Elizabeth Carvalho — Atualmente, a expressão “sustentabilidade” se tornou uma espécie de marca nova, que tem sido disputada, sobretudo, por transnacionais do mundo todo. O setor bancário, o setor industrial, o setor financeiro, todos têm um departamento de sustentabilidade, que é a parte mais importante do seu marketing. Estamos falando de uma economia verde ou estamos falando de “maquiagem verde”?

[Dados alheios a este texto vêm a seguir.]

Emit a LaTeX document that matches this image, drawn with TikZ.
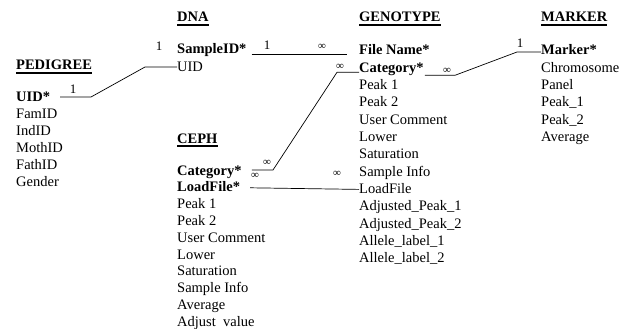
\documentclass[tikz,border=0pt]{standalone}
\usepackage{fontspec}
\setmainfont{Liberation Serif}
\usetikzlibrary{calc}
\begin{document}
\begin{tikzpicture}[x=1pt,y=1pt,
  fld/.style={anchor=base west, inner sep=0pt, font=\fontsize{14.5}{17}\selectfont},
  keyfld/.style={fld, font=\fontsize{14.5}{17}\selectfont\bfseries},
  ttl/.style={keyfld},
  ul/.style={line width=1.1pt},
  lnk/.style={line width=0.7pt},
  inf/.style={inner sep=0pt, font=\fontsize{11}{12}\selectfont},
  one/.style={inner sep=0pt, font=\fontsize{13}{14}\selectfont}]
\useasboundingbox[fill=white] (0,0) rectangle (632,-329);

% table titles
\node[ttl] (tP) at (16,-70)  {PEDIGREE};
\node[ttl] (tD) at (177,-22) {DNA};
\node[ttl] (tC) at (177,-143) {CEPH};
\node[ttl] (tG) at (359,-22) {GENOTYPE};
\node[ttl] (tM) at (541,-22) {MARKER};
\foreach \t in {tP,tD,tC,tG,tM}
  \draw[ul] ([yshift=-3pt]\t.base west) -- ([yshift=-3pt]\t.base east);

% PEDIGREE
\node[keyfld] (p1) at (16,-102) {UID*};
\foreach \t [count=\i from 2] in {FamID,IndID,MothID,FathID,Gender}
  \node[fld] (p\i) at (16,{-102-16.8*(\i-1)}) {\t};

% DNA
\node[keyfld] (d1) at (177,-54) {SampleID*};
\node[fld] (d2) at (177,-71) {UID};

% CEPH
\node[keyfld] (c1) at (177,-175) {Category*};
\node[keyfld] (c2) at (177,-191.8) {LoadFile*};
\foreach \t [count=\i from 3] in {Peak 1,Peak 2,User Comment,Lower,Saturation,Sample Info,Average,Adjust\enspace value}
  \node[fld] (c\i) at (177,{-175-16.8*(\i-1)}) {\t};

% GENOTYPE
\node[keyfld] (g1) at (359,-55) {File Name*};
\node[keyfld] (g2) at (359,-72.3) {Category*};
\foreach \t [count=\i from 3] in {Peak 1,Peak 2,User Comment,Lower,Saturation,Sample Info,LoadFile,Adjusted\_Peak\_1,Adjusted\_Peak\_2,Allele\_label\_1,Allele\_label\_2}
  \node[fld] (g\i) at (359,{-55-17.3*(\i-1)}) {\t};

% MARKER
\node[keyfld] (m1) at (541,-55) {Marker*};
\foreach \t [count=\i from 2] in {Chromosome,Panel,Peak\_1,Peak\_2,Average}
  \node[fld] (m\i) at (541,{-55-17.3*(\i-1)}) {\t};

% PEDIGREE.UID -- DNA.UID
\coordinate (a1) at (91,-97);
\coordinate (a2) at (145,-67);
\draw[lnk] ([xshift=10pt,yshift=5pt]p1.base east) -- (a1) -- (a2) -- ([yshift=4pt]d2.base west);
\node[one] (n1) at (73,-89) {1};
\node[one] (n2) at (159,-46) {1};

% DNA.SampleID -- GENOTYPE.File Name
\draw[lnk] ([xshift=5pt]d1.base east) -- ([xshift=-12pt,yshift=1pt]g1.base west);
\node[one] (n3) at (267,-45) {1};
\node[inf] (i1) at (322,-47) {∞};

% CEPH.Category -- GENOTYPE.Category
\coordinate (b1) at (273,-170);
\coordinate (b2) at ($(g2.base west)+(-22,0)$);
\draw[lnk] ([xshift=10pt,yshift=5pt]c1.base east) -- (b1) -- (b2) -- (g2.base west);
\node[inf] (i2) at (267,-163) {∞};
\node[inf] (i3) at (255,-176) {∞};
\node[inf] (i4) at (340,-67) {∞};

% CEPH.LoadFile -- GENOTYPE.LoadFile
\draw[lnk] ([xshift=10pt,yshift=4pt]c2.base east) -- ([yshift=4pt]g9.base west);
\node[inf] (i5) at (337,-174) {∞};

% GENOTYPE.Category -- MARKER.Marker
\coordinate (k1) at (455,-75.3);
\coordinate (k2) at (517,-52);
\draw[lnk] ([xshift=1pt,yshift=-3pt]g2.base east) -- (k1) -- (k2) -- ([yshift=3pt]m1.base west);
\node[inf] (i6) at (447,-71) {∞};
\node[one] (n4) at (520,-43) {1};
\end{tikzpicture}
\end{document}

Fritjof Capra — Amplamente, de “maquiagem verde”, e você pode notar que, na verdade, a maioria dessas empresas não fala de “sustentabilidade”, mas de “desenvolvimento sustentável” e esse, é claro, foi o termo cunhado pela Comissão Brundtland, nos anos 1980, mas é um termo muito difícil e problemático, pois desenvolvimento, como ele é entendido pelos economistas, é um crescimento ilimitado do PIB, que é, inerentemente, insustentável como dissemos antes, então, “desenvolvimento sustentável”, nesse contexto, é um oximoro, não faz sentido nenhum. No entanto, desenvolvimento, no sentido usado pelos biólogos, como um desdobramento multidimensional da vida, das nossas capacidades, não só econômicas, mas culturais, espirituais e intelectuais, então, o desenvolvimento sustentável faz sentido. É verdade que o termo é usado erroneamente. É por isso que começo as minhas palestras explicando que o que é sustentável, numa sociedade sustentável, não é o crescimento econômico, ou a fatia do mercado, ou qualquer uma dessas coisas, e sim a rede da vida, da qual a nossa sobrevivência depende.

Elizabeth Carvalho — Acha que essa mudança é possível?
Fritjof Capra — Ela tem que acontecer, pois estamos vendo as consequências desastrosas. E cada vez mais as pessoas estão defendendo isso. Acho que a apresentação dos laureados do Blue Planet, na Rio+20, é muito importante e terá um efeito, pois a Rio+20 terá uma grande visibilidade. A atenção do mundo estará voltada para o Rio de Janeiro naquela semana, então essa apresentação será importante. Respondendo à sua pergunta, acho que essa mudança é possível e, na verdade, é a única solução que eu vejo, pois não podemos dizer que não podemos ter crescimento. O crescimento é uma propriedade essencial da vida, e uma economia, ou sociedade, que não cresce, cedo ou tarde, morrerá, mas o crescimento, na natureza, não é ilimitado, não é linear, e apenas quantitativo. Ele é multidimensional. Algumas coisas crescem e outras decaem. Podemos e devemos optar pelo crescimento qualitativo.